Sunday, 10 July 2016
But Cultural Memory is Different
Religion and Cultural Memory (tr. Rodney Livingstone),
Jan Assmann, Stanford University Press, 2006, page 24-25
The position, Jan Assmann asserts, with cultural memory is different - but no less facinating ...
Needless to say, here, too, much is remembered, that is to say, handed down, learned, taught, researched, interpreted and practiced, becuase it is needed, because it belongs to us and sustains us and for that reason has to be sustained and perpetuated by us.
Memory is processed or handled in so many ways!

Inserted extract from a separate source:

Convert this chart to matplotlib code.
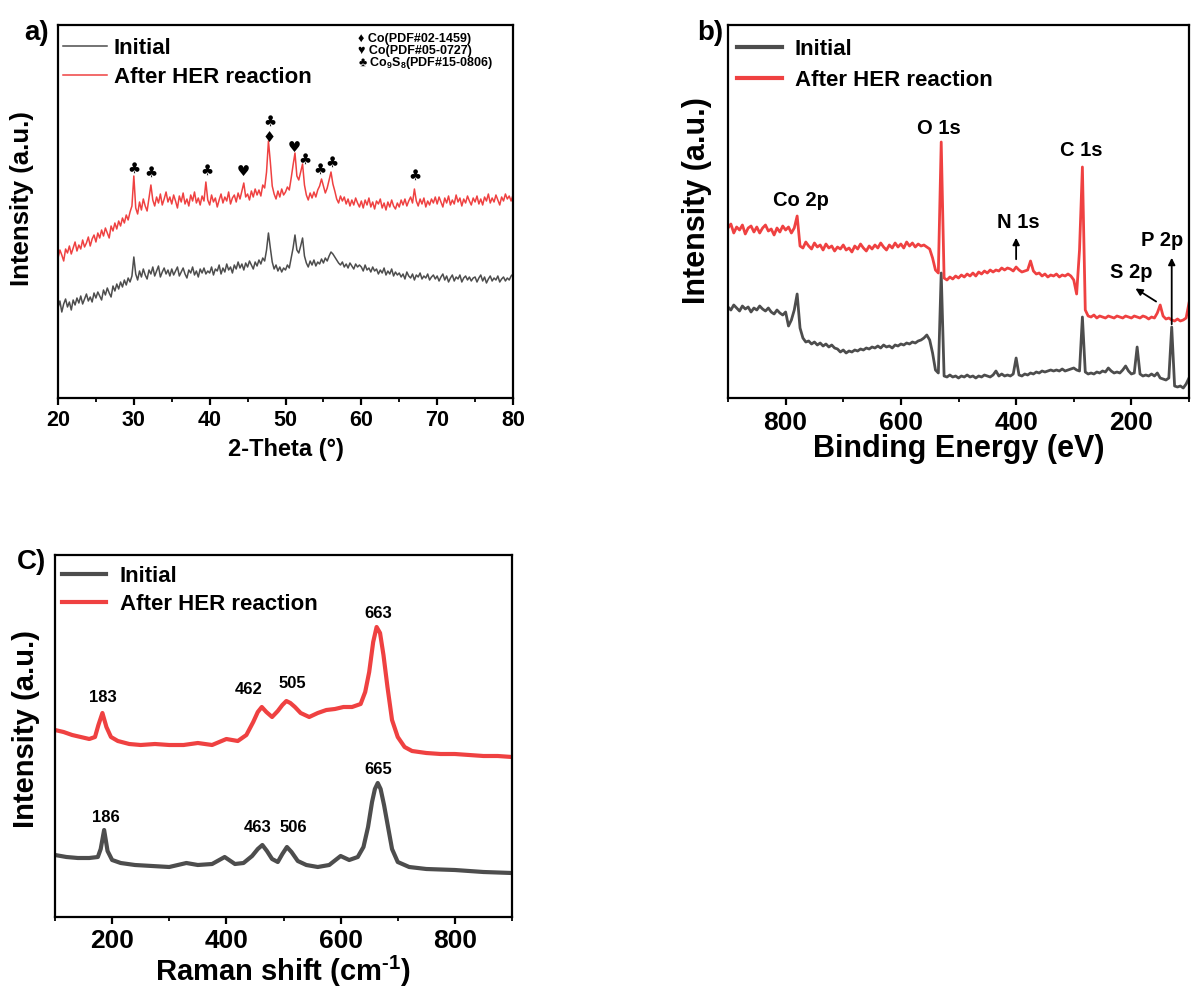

But is it only in "oral" societies. socities without writing, that the stock of what is needed coincides with the totality of cultural memory. In written cultures, handed-down meaning, translated into symbolic form, swells into vast archives of which only more or less limited, albeit central parts are really needed, inhabited and tended, while all around hoards of knowledge that are no longer needed languish in a state that at the margins comes close to disappearance and oblivion.
Aleida Assmann proposes a distinction between functional memory and stored memory: that which we can use with access to long-term storage and that which although not lost will always need to be retrieved from an off-line storage facility.
The concept of stored memory moves towards the cultural forms of the unconscious ... The frontier between stored and functional memory is constantly shifting.
And here we have one of the best quotes I have found this week: Culture is a palimpsest and in this respect resembles individual memory. Culture, while appearing permanent, is in fact, only semi-permanent and can be rubbed out and rewritten!